Daarom « spoort het heilig [?] Concilie de theologen en de verkondigers van het woord van God met nadruk aan om zowel elke valse overdrijving [waarom niet!] als elke overdreven enghartigheid [?] te vermijden. Met zorg moeten zij alles vermijden wat in woord of daad de gescheiden broeders [ah! onze echte meesters!] of wie dan ook [nl. alle gewone gelovigen buiten de concilievaders die deze afschuwelijke tekst ondertekend hebben] in dwaling zou kunnen brengen omtrent de ware leer van de Kerk » (nr. 67).

« En het is nog niet gedaan, want het Concilie steekt het zwaard nog wat dieper in het Hart van de Moeder van Smarten, én in het hart van haar miljoenen vurige kinderen », vervolgt de theoloog van De katholieke Contrareformatie in de twintigste eeuw zijn commentaar: « Laten de gelovigen verder indachtig zijn dat de ware vroomheid noch in een onvruchtbare [!] en voorbijgaande [!] gevoelsopwelling [arme katholieken!] bestaat, noch in enige ijdele lichtgelovigheid [ja, doe maar, veeg de vloer maar aan met de brave en eenvoudige gelovigen]. De echte vroomheid [aldus deze Farizeeën] komt voort uit het waarachtig geloof, dat ons tot de erkenning brengt van de waardigheid [de waardigheid! altijd hetzelfde Leitmotiv...] van de moeder van God. »
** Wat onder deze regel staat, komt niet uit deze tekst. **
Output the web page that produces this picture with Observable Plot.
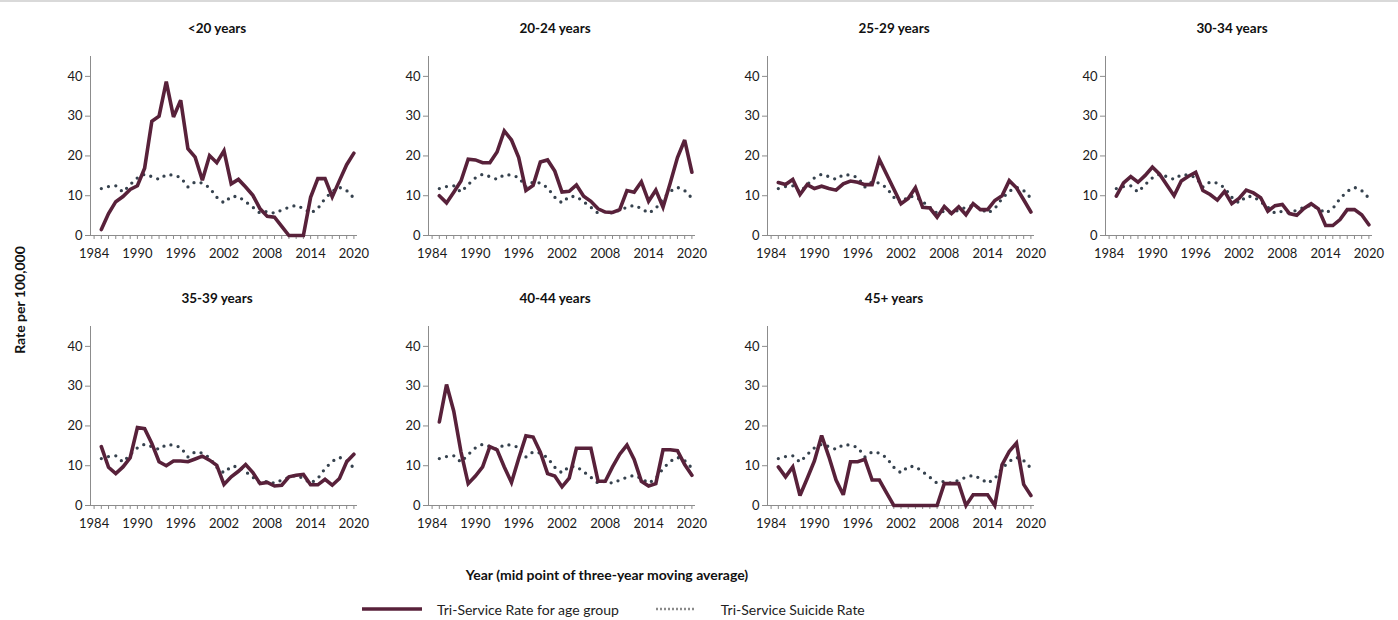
<!DOCTYPE html>
<html>
<head>
<meta charset="utf-8">
<script src="https://cdn.jsdelivr.net/npm/d3@7"></script>
<script src="https://cdn.jsdelivr.net/npm/@observablehq/plot@0.6"></script>
<style>
  html, body { margin: 0; padding: 0; background: #fff; }
  #chart { position: relative; width: 1398px; height: 620px; background: #fff; border-top: 2px solid #d9d9d9; box-sizing: border-box; font-family: Lato, "Open Sans", sans-serif; color: #111; overflow: hidden; }
  .panel { position: absolute; }
  .ylab { position: absolute; left: 19px; top: 298px; transform: translate(-50%, -50%) rotate(-90deg); font-weight: bold; font-size: 14px; white-space: nowrap; }
  .xlab { position: absolute; left: 607px; top: 572px; transform: translate(-50%, -50%); font-weight: bold; font-size: 14px; white-space: nowrap; }
  .legend { position: absolute; top: 597px; left: 360px; font-size: 14px; display: flex; align-items: center; white-space: nowrap; color: #222; }
  .legend svg { display: block; }
</style>
</head>
<body>
<div id="chart"></div>
<script>
const years = [1985,1986,1987,1988,1989,1990,1991,1992,1993,1994,1995,1996,1997,1998,1999,2000,2001,2002,2003,2004,2005,2006,2007,2008,2009,2010,2011,2012,2013,2014,2015,2016,2017,2018,2019,2020];
const tickYears = [1984,1985,1986,1987,1988,1989,1990,1991,1992,1993,1994,1995,1996,1997,1998,1999,2000,2001,2002,2003,2004,2005,2006,2007,2008,2009,2010,2011,2012,2013,2014,2015,2016,2017,2018,2019,2020];
const labelYears = [1984,1990,1996,2002,2008,2014,2020];
const yTicks = [0,10,20,30,40];

const triServiceRate = [11.8,12.3,12.5,10.9,12.8,14.5,15.4,14.8,14.1,15.3,15.2,14.6,12.2,13.5,13.2,12.0,9.6,8.2,9.8,9.8,8.5,7.1,5.6,6.1,5.6,6.4,7.1,7.6,6.8,5.6,6.8,9.3,11.1,12.1,11.3,9.4];

const under20 = [1.5,5.5,8.5,9.8,11.6,12.5,16.9,28.7,30.0,38.7,29.8,34.0,21.8,19.7,13.9,20.1,18.3,21.3,13.0,14.1,12.2,10.1,6.7,4.8,4.6,2.3,0,0,0,9.6,14.3,14.3,9.7,13.8,17.8,20.7];
const age20to24 = [10.0,8.2,10.9,13.7,19.2,19.0,18.3,18.3,21.0,26.3,24.0,19.6,11.3,12.6,18.5,19.0,16.2,10.9,11.1,12.7,9.9,8.6,6.7,5.9,5.8,6.5,11.3,10.9,13.5,8.6,11.4,7.1,13.2,19.6,24.0,15.9];
const age25to29 = [13.3,12.8,14.1,10.3,12.8,11.8,12.4,11.8,11.4,13.0,13.7,13.4,12.8,12.8,19.1,15.4,11.7,8.0,9.3,12.0,7.1,6.9,4.6,7.3,5.5,7.2,5.2,8.0,6.5,6.5,8.8,10.0,13.8,12.0,9.0,5.9];
const age30to34 = [9.9,13.2,14.8,13.4,15.1,17.2,15.4,12.7,10.0,13.7,14.9,15.9,11.3,10.3,8.9,11.1,8.0,9.3,11.4,10.7,9.5,6.1,7.5,7.8,5.5,5.1,6.8,8.0,6.7,2.5,2.5,4.0,6.5,6.5,5.2,2.7];
const age35to39 = [14.8,9.6,8.0,9.7,12.0,19.6,19.3,15.6,11.0,10.0,11.2,11.2,11.0,11.7,12.4,11.4,10.1,5.3,7.2,8.6,10.3,8.3,5.5,5.8,4.9,5.1,7.2,7.6,7.8,5.2,5.2,6.6,5.1,6.8,11.0,12.9];
const age40to44 = [21.0,30.4,23.7,13.5,5.5,7.4,9.7,14.8,14.0,9.7,5.8,11.8,17.5,17.2,13.4,8.0,7.4,4.7,6.9,14.4,14.4,14.4,6.1,6.1,9.7,12.9,15.2,11.6,6.1,4.9,5.5,14.0,14.0,13.8,10.3,7.6];
const age45plus = [9.7,7.2,9.7,2.5,6.8,11.2,17.6,12.3,6.4,2.7,11.0,11.0,11.6,6.4,6.4,3.2,0,0,0,0,0,0,0,5.5,5.5,5.5,0,2.7,2.7,2.7,0,10.2,13.6,15.7,5.3,2.5];

const panelTitles = ["<20 years","20-24 years","25-29 years","30-34 years","35-39 years","40-44 years","45+ years"];
const panelSeries = [under20, age20to24, age25to29, age30to34, age35to39, age40to44, age45plus];

const legendLabels = ["Tri-Service Rate for age group", "Tri-Service Suicide Rate"];

const MAROON = "#58213a";
const DOTS = "#36424e";
const AXIS = "#8c8c8c";

const chart = document.getElementById("chart");
const colX = [90, 428, 767, 1105];
const rowY = [0, 270];
const mL = 40, mR = 13, mT = 54, mB = 32, plotW = 267, plotH = 179;

panelSeries.forEach((vals, i) => {
  const col = i % 4, row = Math.floor(i / 4);
  const groupData = years.map((y, k) => ({year: y, value: vals[k]}));
  const overallData = years.map((y, k) => ({year: y, value: triServiceRate[k]}));
  const svg = Plot.plot({
    width: mL + plotW + mR,
    height: mT + plotH + mB,
    marginLeft: mL, marginRight: mR, marginTop: mT, marginBottom: mB,
    style: {fontFamily: "Lato, 'Open Sans', sans-serif", fontSize: "13px", color: "#111", background: "transparent", overflow: "visible"},
    x: {domain: [1983.5, 2020.5]},
    y: {domain: [0, 45]},
    marks: [
      Plot.ruleX([1983.5], {stroke: AXIS, strokeWidth: 1}),
      Plot.ruleY([0], {stroke: AXIS, strokeWidth: 1}),
      Plot.axisY({ticks: yTicks, tickSize: 5, tickPadding: 3, stroke: AXIS, fill: "#1a1a1a", label: null, tickFormat: d => String(d), fontSize: 13}),
      Plot.axisX({ticks: tickYears, tickSize: 4, tickFormat: () => "", stroke: AXIS, label: null}),
      Plot.axisX({ticks: labelYears, tickSize: 0, tickPadding: 13, tickFormat: d => String(d), fill: "#1a1a1a", label: null, fontSize: 13}),
      Plot.line(overallData, {x: "year", y: "value", stroke: DOTS, strokeWidth: 3.3, strokeDasharray: "0 7.4", strokeLinecap: "round"}),
      Plot.line(groupData, {x: "year", y: "value", stroke: MAROON, strokeWidth: 3.6, strokeLinejoin: "miter", strokeMiterlimit: 3}),
      Plot.text([panelTitles[i]], {frameAnchor: "top", lineAnchor: "middle", dy: -28, dx: -7, text: d => d, fontWeight: "bold", fontSize: 13.5, fill: "#111"})
    ]
  });
  const wrap = document.createElement("div");
  wrap.className = "panel";
  wrap.style.left = (colX[col] - mL) + "px";
  wrap.style.top = rowY[row] + "px";
  wrap.appendChild(svg);
  chart.appendChild(wrap);
});

const ylab = document.createElement("div");
ylab.className = "ylab";
ylab.textContent = "Rate per 100,000";
chart.appendChild(ylab);

const xlab = document.createElement("div");
xlab.className = "xlab";
xlab.textContent = "Year (mid point of three-year moving average)";
chart.appendChild(xlab);

const legend = document.createElement("div");
legend.className = "legend";
legend.innerHTML =
  `<svg width="64" height="20"><line x1="2" y1="10" x2="62" y2="10" stroke="${MAROON}" stroke-width="3.6"/></svg>` +
  `<span style="margin-left:13px">${legendLabels[0]}</span>` +
  `<svg width="42" height="20" style="margin-left:35px"><line x1="2" y1="10" x2="40" y2="10" stroke="#8a8a8a" stroke-width="2.4" stroke-dasharray="2 2"/></svg>` +
  `<span style="margin-left:25px">${legendLabels[1]}</span>`;
chart.appendChild(legend);
</script>
</body>
</html>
« Met zulke teksten heeft men de mariale vroomheid de doodsteek gegeven. Het Concilie mag er fier op zijn! Het gewone volk moet vechten tegen zijn Wetgeleerden en Farizeeën om de toelating los te peuteren op 15 augustus in onze kerken nog “O Maagd, zo rein, zo schoon” te mogen zingen, het lied dat de H. Bernadette tot tranen toe ontroerde... » (ibid., p. 130).

DE ZONDE TEGEN DE H. GEEST

Zo werd met Onze-Lieve-Vrouw gehandeld op het tijdstip dat haar triomf had moeten worden: de tekst van het Derde Geheim van Fatima moest « ten laatste in 1960 » bekend gemaakt worden. Over dit jaartal heeft zuster Lucia nooit enige twijfel laten bestaan, en aan wie haar vroegen waarom het precies dan moest gebeuren antwoordde ze: « Omdat de H. Maagd het zo wil. »
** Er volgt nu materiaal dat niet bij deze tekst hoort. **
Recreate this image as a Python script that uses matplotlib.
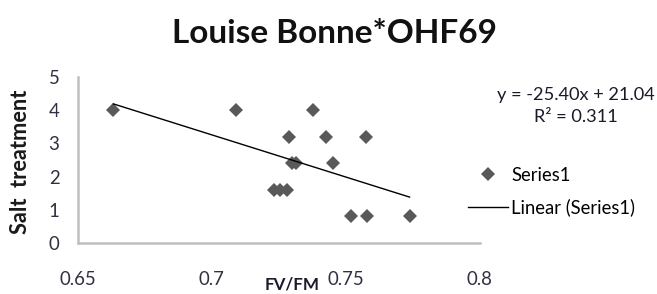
import numpy as np
import matplotlib.pyplot as plt

# Fv/Fm readings and salt treatment level
fv_fm = [0.6634, 0.7090, 0.7377, 0.7291, 0.7429, 0.7578, 0.7300, 0.7315,
         0.7455, 0.7233, 0.7257, 0.7282, 0.7519, 0.7582, 0.7739]
salt = [4, 4, 4, 3.2, 3.2, 3.2, 2.4, 2.4, 2.4, 1.6, 1.6, 1.6, 0.8, 0.8, 0.8]

# linear trend shown on the chart
slope = -25.40
intercept = 21.04
r2 = 0.311

x_ticks = [0.65, 0.7, 0.75, 0.8]
x_tick_labels = ['0.65', '0.7', '0.75', '0.8']
y_ticks = [0, 1, 2, 3, 4, 5]

plt.rcParams['font.family'] = ['Lato', 'DejaVu Sans']

W, H = 657, 294
fig = plt.figure(figsize=(W / 100, H / 100), dpi=100)
renderer = fig.canvas.get_renderer()


def fit(t, size_px, vertical=False):
    # scale the font so the text spans size_px pixels
    bb = t.get_window_extent(renderer)
    cur = bb.height if vertical else bb.width
    t.set_fontsize(t.get_fontsize() * size_px / cur)
    return t


def fit_size(s, size_px, **kw):
    t = fig.text(0, 0, s, fontsize=10, **kw)
    fit(t, size_px)
    fs = t.get_fontsize()
    t.remove()
    return fs


tick_fs = fit_size('0.65', 37)
legend_fs = fit_size('Series1', 60)

ax = fig.add_axes([77.5 / W, 1 - 243 / H, 402 / W, 166 / H])

ax.plot(fv_fm, salt, linestyle='none', marker='D', markersize=6.8,
        markeredgewidth=0, color='#595959', label='Series1')

x_line = np.array([min(fv_fm), max(fv_fm)])
ax.plot(x_line, slope * x_line + intercept, color='black', linewidth=1.0,
        label='Linear (Series1)')

ax.set_xlim(0.65, 0.8)
ax.set_ylim(0, 5)
ax.set_xticks(x_ticks)
ax.set_xticklabels(x_tick_labels)
ax.set_yticks(y_ticks)
ax.tick_params(axis='both', length=0, labelsize=tick_fs, labelcolor='#303040')
ax.tick_params(axis='x', pad=20)
ax.tick_params(axis='y', pad=13)

for side in ['top', 'right']:
    ax.spines[side].set_visible(False)
for side in ['left', 'bottom']:
    ax.spines[side].set_color('#c0c0c0')
    ax.spines[side].set_linewidth(1.8)

title = fig.text(334.5 / W, 1 - 43 / H, 'Louise Bonne*OHF69', ha='center',
                 va='baseline', fontsize=20, fontweight='bold', color='#111111')
fit(title, 325)

ylab = fig.text(20.5 / W, 1 - 161.5 / H, 'Salt  treatment', ha='center',
                va='center', rotation=90, fontsize=12, fontweight='bold',
                color='#1a1a1a')
fit(ylab, 143, vertical=True)

# sits just left of the 0.75 label so the two do not collide
xlab = fig.text(292 / W, 1 - 276 / H, 'FV/FM', ha='center', va='top',
                fontsize=12, fontweight='bold', color='#1a1a2a')
fit(xlab, 55)

eq = fig.text(576 / W, 1 - 95 / H, 'y = -25.40x + 21.04', ha='center',
              va='center', fontsize=12, color='#1a1a2a')
fit(eq, 158)
fig.text(576 / W, 1 - 117.5 / H, 'R² = %.3f' % r2, ha='center', va='center',
         fontsize=eq.get_fontsize(), color='#1a1a2a')

fs_px = legend_fs * 100 / 72
fig.legend(loc='center left', bbox_to_anchor=(468 / W, 1 - 191.5 / H),
           frameon=False, fontsize=legend_fs, borderpad=0, borderaxespad=0,
           handlelength=40 / fs_px, handletextpad=3 / fs_px,
           labelspacing=0.8)

fig.savefig('out.png', dpi=100)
In een gesprek met pater Fuentes op 26 december 1957 zei zuster Lucia het volgende:

« Pater, de Allerheiligste Maagd is zeer ongelukkig, want niemand bekommert zich om haar boodschap. [...] Maar geloof mij, pater, God zal de wereld straffen en het zal op een verschrikkelijke manier zijn. De hemelse straf is nabij.
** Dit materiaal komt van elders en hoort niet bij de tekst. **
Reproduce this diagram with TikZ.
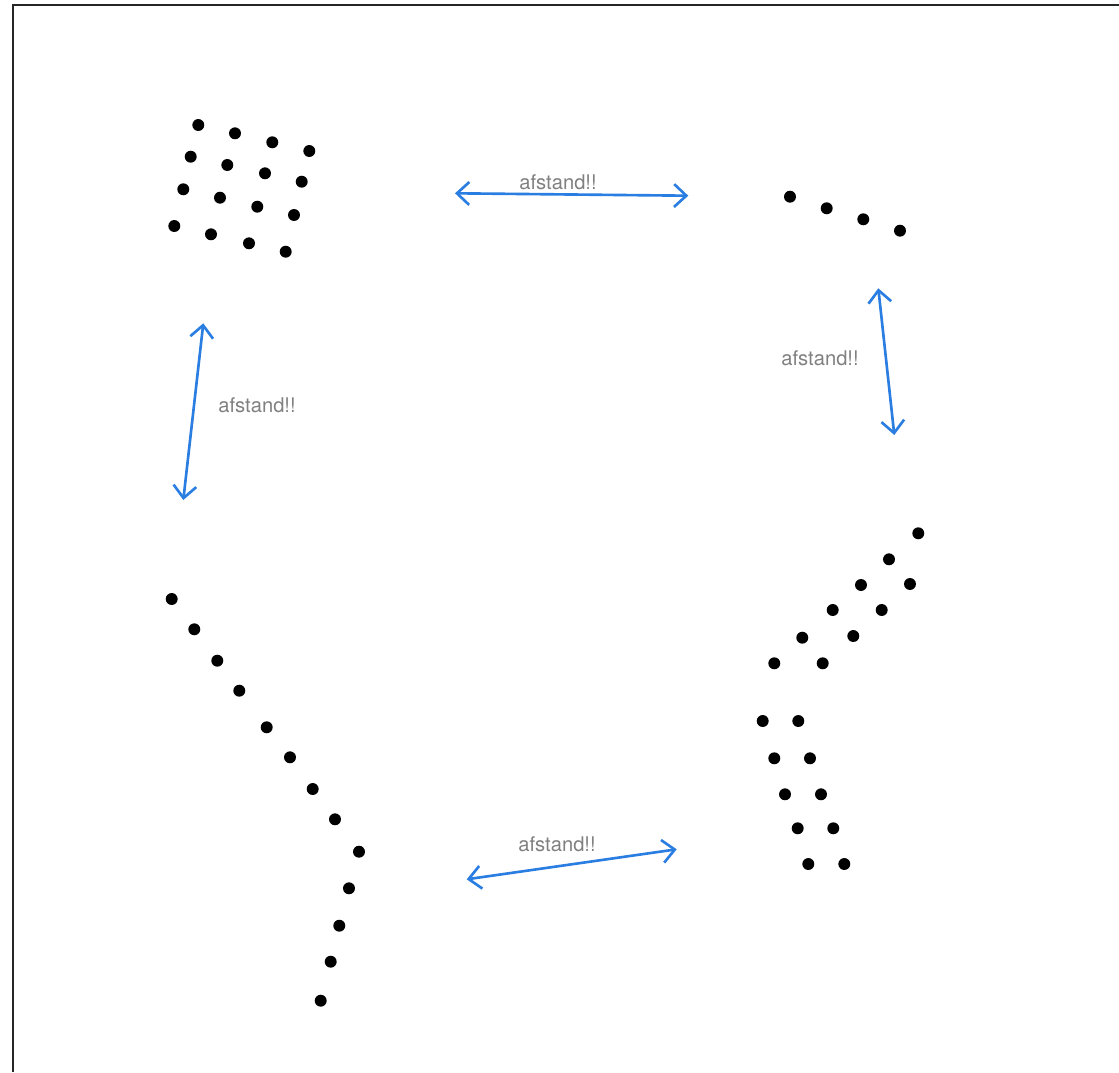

« Wanneer God de wereld wil straffen, put Hij eerst alle andere reddingsmiddelen uit. Nu Hij ziet dat de wereld voor al deze middelen onverschillig blijft, biedt Hij ons met een zekere angst (zoals wij het op onze onvolmaakte manier van spreken uitdrukken) het laatste reddingsmiddel aan: zijn Allerheiligste Moeder. Want als wij dit ultieme middel misprijzen en verwerpen, zullen wij niet meer kunnen rekenen op de vergiffenis van de Hemel, omdat wij een zonde zullen begaan hebben die het Evangelie de zonde tegen de H. Geest noemt: de redding die ons aangeboden wordt openlijk, met volle kennis en uit vrije wil verwerpen. Wij moeten ons herinneren dat Jezus Christus een zeer goede Zoon is en dat Hij niet toelaat dat wij zijn Allerheiligste Moeder beledigen en misprijzen » (aangehaald in Frère Michel de la Sainte Trinité, Toute la vérité sur Fatima, deel 3, 1986, pp. 336-338).

Paus Joannes XXIII (1958-1963) las het Derde Geheim in de zomer van 1959. Hoewel de hele katholieke wereld bij het naderen van het jaar 1960 met grote spanning wachtte op de bekendmaking ervan, besloot de Plaatsvervanger van Christus de boodschap van de H. Maagd te verzwijgen: « Dit heeft geen betrekking op de jaren van mijn pontificaat » (o.c., p. 372).

Want de Paus had andere plannen: de bijeenroeping van een Concilie dat de katholieke godsdienst zou aanpassen aan de geest van de moderne wereld, in een sfeer van optimisme en afkeer van onheilsprofeten...

broeder Bruno van Jezus & redactie KCR
Hij is verrezen! nr. 43, januari-februari 2010, pp. 1-5.